First, I've written before about the Smith sets and the Schwartz sets. As I said before, the Condorcet winner is that candidate that would beat every single other candidate in a one-on-one matchup. However sometimes there isn't a Condorcet winner.
An example is college football. If Colorado beats Oklahoma, and Oklahoma beats Nebraska, then you'd expect Colorado to be better than Nebraska. But then Nebraska blows into town and stomps on Colorado. Well, that sucks since I'm a Buffalo. But, who's better? The polls deal with this by bring in all sorts of tiebreakers.
It's the same with Condorcet voting. There can be cycles where a voting population collectively prefers A>B, B>C, and then C>A.
Well, they deal with this in a few ways. First, they can isolate a group of candidates that as a group beats every candidate outside of that group. Like, A, B, and C *all* would beat D in a one-on-one matchup. That's called the Smith set. Sometimes with a really large Smith set there's a smaller group within that Smith set that would beat everyone else in that Smith set. It's kind of a silly distinction, but the *smallest* possible group of candidates that would beat every single other candidate in a race is called the Schwartz Set.
So here's the interesting part. Every single Condorcet winner is perfect* right up until the identification of the Schwartz Set. But in cases where there is a multi-member Schwartz Set, things start to break down.
There are various tie-breaking techniques to determine how to pare down the Schwartz set. They can be lazily compared, again, to football. Some methods seek to deliberately keep or lock in the candidate with the most overall votes, or the biggest win differential. Others seek to exclude the candidate with the least votes, or the biggest loss differential. Some recalculate after every lock or exclusion, some don't.

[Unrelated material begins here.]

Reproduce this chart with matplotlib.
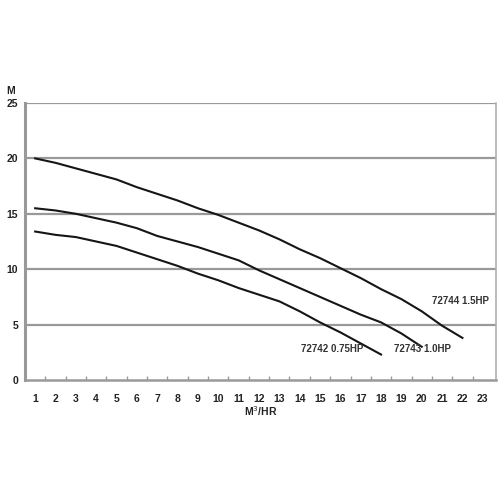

They've all got different flaws, though, and some of them are kind of strange. Like if a ballot changed the respective ranking of two candidates, it could mean that the candidate that is then ranked lower has a higher chance of winning. And in a proof I just found out about, *all* of these tiebreaker techniques suffer from a bizarre flaw where if some voters hadn't voted in the first place, their favorite candidate might have had a better chance of winning. A spinny way of putting that is that their candidate was penalized for having support expressed for them.
So this just keeps on leaving me at one conclusion. Implement Condorcet voting for elections, but only up until the Schwartz set. Then at that point, use our legislative procedures to break ties, much like how our Congress would decide an election if there is an electoral tie. Or, go for another round of education among the Schwartz set candidates, and have a runoff.
* Now for that pesky asterisk. In a group election, find the candidate that would beat all other candidates in a one-on-one matchup. Is that really what we want? It sounds great at first, but sometimes there's something that bugs me about that. Maybe it's not irrational to want a different winner out of a group than you'd want out of a series of one-on-one matchups. For one thing, the one-on-one matchups are closed votes. They frame the question. For a group of candidates, it communicates more about the overview of the race - gives parameters, and perhaps communicates to the voters about what is important to consider in the race. There's something inherently educational about it to the voters. If I saw a group of candidates to vote among, I might rank them differently as a group than I might vote for them in a series of one-on-one matchups. So in that sense only, maybe the Condorcet winner is not the appropriate winner.